▶ **AIM**
Begin at the first line of the data and copy each line through the one containing "42.5, 41, 41]", that line included, with no pictures.

▶ **MATERIAL PROVIDED**
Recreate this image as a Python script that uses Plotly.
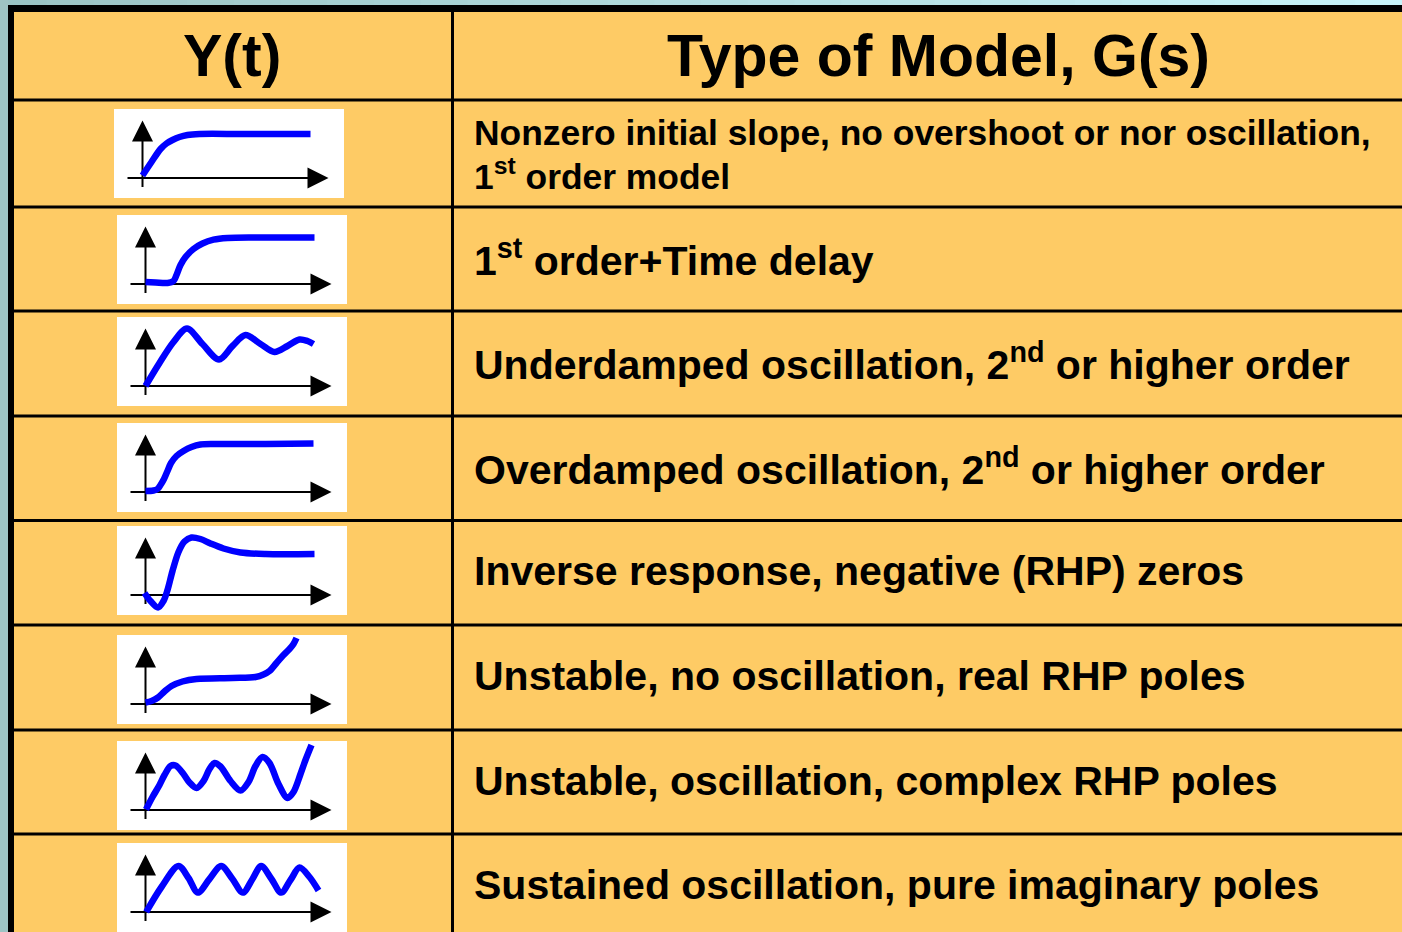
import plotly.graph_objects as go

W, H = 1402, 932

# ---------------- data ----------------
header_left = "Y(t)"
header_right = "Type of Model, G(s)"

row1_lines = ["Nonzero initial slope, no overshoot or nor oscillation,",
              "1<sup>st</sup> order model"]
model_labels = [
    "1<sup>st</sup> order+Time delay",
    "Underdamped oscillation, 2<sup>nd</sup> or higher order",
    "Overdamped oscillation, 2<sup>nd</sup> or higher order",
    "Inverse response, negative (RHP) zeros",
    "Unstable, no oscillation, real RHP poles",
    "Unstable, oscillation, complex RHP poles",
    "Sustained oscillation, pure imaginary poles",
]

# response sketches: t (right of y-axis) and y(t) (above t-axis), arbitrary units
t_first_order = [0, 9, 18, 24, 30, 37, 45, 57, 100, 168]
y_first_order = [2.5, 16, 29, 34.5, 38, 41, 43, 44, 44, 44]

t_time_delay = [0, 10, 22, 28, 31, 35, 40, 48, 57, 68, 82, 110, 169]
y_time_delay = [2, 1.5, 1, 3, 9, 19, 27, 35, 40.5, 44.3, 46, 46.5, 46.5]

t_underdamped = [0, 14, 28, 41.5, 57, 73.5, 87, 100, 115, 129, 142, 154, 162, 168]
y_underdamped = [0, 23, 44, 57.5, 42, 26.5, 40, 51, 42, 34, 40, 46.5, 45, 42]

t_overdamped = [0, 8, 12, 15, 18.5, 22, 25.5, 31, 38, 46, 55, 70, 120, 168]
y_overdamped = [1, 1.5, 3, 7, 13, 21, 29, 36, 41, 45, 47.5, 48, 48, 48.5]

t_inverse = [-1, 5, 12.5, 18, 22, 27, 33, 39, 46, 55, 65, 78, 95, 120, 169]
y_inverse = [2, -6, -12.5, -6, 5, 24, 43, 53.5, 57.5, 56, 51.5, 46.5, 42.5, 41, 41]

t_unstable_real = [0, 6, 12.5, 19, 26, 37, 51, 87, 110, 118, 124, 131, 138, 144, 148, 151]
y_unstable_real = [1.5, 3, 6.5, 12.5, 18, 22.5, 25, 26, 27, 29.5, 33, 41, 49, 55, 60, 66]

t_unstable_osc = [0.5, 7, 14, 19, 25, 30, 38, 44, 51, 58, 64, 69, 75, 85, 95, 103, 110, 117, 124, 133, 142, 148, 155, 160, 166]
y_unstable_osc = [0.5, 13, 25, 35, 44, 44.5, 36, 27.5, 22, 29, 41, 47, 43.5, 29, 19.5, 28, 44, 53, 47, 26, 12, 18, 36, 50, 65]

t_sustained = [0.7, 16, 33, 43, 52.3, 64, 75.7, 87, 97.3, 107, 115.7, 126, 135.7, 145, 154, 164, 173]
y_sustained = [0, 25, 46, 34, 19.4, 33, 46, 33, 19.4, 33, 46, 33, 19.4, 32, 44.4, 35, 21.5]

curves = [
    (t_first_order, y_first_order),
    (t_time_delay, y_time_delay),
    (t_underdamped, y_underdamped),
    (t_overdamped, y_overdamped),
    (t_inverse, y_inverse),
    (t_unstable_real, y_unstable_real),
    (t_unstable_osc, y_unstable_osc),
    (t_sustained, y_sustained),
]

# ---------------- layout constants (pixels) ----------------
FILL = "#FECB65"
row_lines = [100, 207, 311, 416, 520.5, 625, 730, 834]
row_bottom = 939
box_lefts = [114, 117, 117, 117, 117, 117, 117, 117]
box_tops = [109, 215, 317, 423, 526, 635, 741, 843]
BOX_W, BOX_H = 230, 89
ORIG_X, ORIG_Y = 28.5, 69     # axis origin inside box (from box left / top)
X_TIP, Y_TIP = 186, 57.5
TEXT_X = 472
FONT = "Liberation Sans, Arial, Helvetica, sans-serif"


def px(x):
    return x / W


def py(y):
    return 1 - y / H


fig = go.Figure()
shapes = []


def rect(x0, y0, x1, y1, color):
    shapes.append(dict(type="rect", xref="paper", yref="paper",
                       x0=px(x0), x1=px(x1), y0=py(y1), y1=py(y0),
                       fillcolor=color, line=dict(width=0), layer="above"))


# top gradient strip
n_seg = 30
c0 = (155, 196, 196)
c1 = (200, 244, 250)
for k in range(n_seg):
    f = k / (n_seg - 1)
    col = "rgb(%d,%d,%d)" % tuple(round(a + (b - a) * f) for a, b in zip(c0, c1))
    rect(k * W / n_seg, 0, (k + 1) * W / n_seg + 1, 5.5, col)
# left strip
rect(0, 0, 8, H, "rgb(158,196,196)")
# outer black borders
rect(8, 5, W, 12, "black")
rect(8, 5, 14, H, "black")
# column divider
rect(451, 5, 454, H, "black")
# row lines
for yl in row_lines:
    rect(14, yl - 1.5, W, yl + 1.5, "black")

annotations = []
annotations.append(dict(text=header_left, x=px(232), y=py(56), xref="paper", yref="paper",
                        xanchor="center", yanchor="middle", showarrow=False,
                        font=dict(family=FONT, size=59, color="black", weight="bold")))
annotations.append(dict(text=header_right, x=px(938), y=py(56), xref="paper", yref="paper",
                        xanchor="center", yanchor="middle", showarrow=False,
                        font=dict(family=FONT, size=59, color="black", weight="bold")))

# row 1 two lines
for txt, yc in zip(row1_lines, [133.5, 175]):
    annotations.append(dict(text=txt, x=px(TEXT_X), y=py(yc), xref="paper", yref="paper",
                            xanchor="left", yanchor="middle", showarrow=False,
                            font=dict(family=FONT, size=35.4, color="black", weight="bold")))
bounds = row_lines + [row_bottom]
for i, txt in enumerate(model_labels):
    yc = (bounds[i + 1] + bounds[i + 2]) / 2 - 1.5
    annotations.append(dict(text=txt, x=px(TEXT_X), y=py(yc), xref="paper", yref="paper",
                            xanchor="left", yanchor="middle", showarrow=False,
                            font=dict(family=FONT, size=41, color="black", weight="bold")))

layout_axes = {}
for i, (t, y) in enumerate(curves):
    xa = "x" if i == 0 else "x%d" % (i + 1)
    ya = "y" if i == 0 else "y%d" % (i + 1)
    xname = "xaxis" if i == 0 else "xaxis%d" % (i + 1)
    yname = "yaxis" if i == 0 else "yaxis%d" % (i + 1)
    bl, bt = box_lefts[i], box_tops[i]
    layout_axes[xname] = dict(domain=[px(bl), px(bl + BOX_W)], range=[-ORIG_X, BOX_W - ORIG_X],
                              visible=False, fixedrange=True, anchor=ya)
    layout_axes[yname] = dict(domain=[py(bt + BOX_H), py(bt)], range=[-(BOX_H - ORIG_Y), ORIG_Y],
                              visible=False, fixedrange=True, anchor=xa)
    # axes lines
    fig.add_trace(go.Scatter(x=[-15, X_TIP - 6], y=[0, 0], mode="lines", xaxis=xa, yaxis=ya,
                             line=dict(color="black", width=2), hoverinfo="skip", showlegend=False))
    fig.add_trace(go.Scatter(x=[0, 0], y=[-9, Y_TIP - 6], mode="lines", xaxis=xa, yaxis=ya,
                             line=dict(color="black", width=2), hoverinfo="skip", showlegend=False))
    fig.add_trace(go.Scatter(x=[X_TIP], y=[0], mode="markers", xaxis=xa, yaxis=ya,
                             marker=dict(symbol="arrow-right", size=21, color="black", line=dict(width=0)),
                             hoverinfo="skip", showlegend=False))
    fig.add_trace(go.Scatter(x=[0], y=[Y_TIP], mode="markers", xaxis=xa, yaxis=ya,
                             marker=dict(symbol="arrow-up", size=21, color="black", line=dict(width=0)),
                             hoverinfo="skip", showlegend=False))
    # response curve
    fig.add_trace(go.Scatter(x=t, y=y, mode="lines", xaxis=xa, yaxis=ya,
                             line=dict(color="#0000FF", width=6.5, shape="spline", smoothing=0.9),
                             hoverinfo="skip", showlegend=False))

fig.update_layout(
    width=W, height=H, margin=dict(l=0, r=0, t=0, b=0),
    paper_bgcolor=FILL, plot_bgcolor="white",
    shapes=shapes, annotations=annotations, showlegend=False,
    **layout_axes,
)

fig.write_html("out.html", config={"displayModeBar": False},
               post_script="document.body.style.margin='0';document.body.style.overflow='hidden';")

▶ **SOLUTION**
Recreate this image as a Python script that uses Plotly.
import plotly.graph_objects as go

W, H = 1402, 932

# ---------------- data ----------------
header_left = "Y(t)"
header_right = "Type of Model, G(s)"

row1_lines = ["Nonzero initial slope, no overshoot or nor oscillation,",
              "1<sup>st</sup> order model"]
model_labels = [
    "1<sup>st</sup> order+Time delay",
    "Underdamped oscillation, 2<sup>nd</sup> or higher order",
    "Overdamped oscillation, 2<sup>nd</sup> or higher order",
    "Inverse response, negative (RHP) zeros",
    "Unstable, no oscillation, real RHP poles",
    "Unstable, oscillation, complex RHP poles",
    "Sustained oscillation, pure imaginary poles",
]

# response sketches: t (right of y-axis) and y(t) (above t-axis), arbitrary units
t_first_order = [0, 9, 18, 24, 30, 37, 45, 57, 100, 168]
y_first_order = [2.5, 16, 29, 34.5, 38, 41, 43, 44, 44, 44]

t_time_delay = [0, 10, 22, 28, 31, 35, 40, 48, 57, 68, 82, 110, 169]
y_time_delay = [2, 1.5, 1, 3, 9, 19, 27, 35, 40.5, 44.3, 46, 46.5, 46.5]

t_underdamped = [0, 14, 28, 41.5, 57, 73.5, 87, 100, 115, 129, 142, 154, 162, 168]
y_underdamped = [0, 23, 44, 57.5, 42, 26.5, 40, 51, 42, 34, 40, 46.5, 45, 42]

t_overdamped = [0, 8, 12, 15, 18.5, 22, 25.5, 31, 38, 46, 55, 70, 120, 168]
y_overdamped = [1, 1.5, 3, 7, 13, 21, 29, 36, 41, 45, 47.5, 48, 48, 48.5]

t_inverse = [-1, 5, 12.5, 18, 22, 27, 33, 39, 46, 55, 65, 78, 95, 120, 169]
y_inverse = [2, -6, -12.5, -6, 5, 24, 43, 53.5, 57.5, 56, 51.5, 46.5, 42.5, 41, 41]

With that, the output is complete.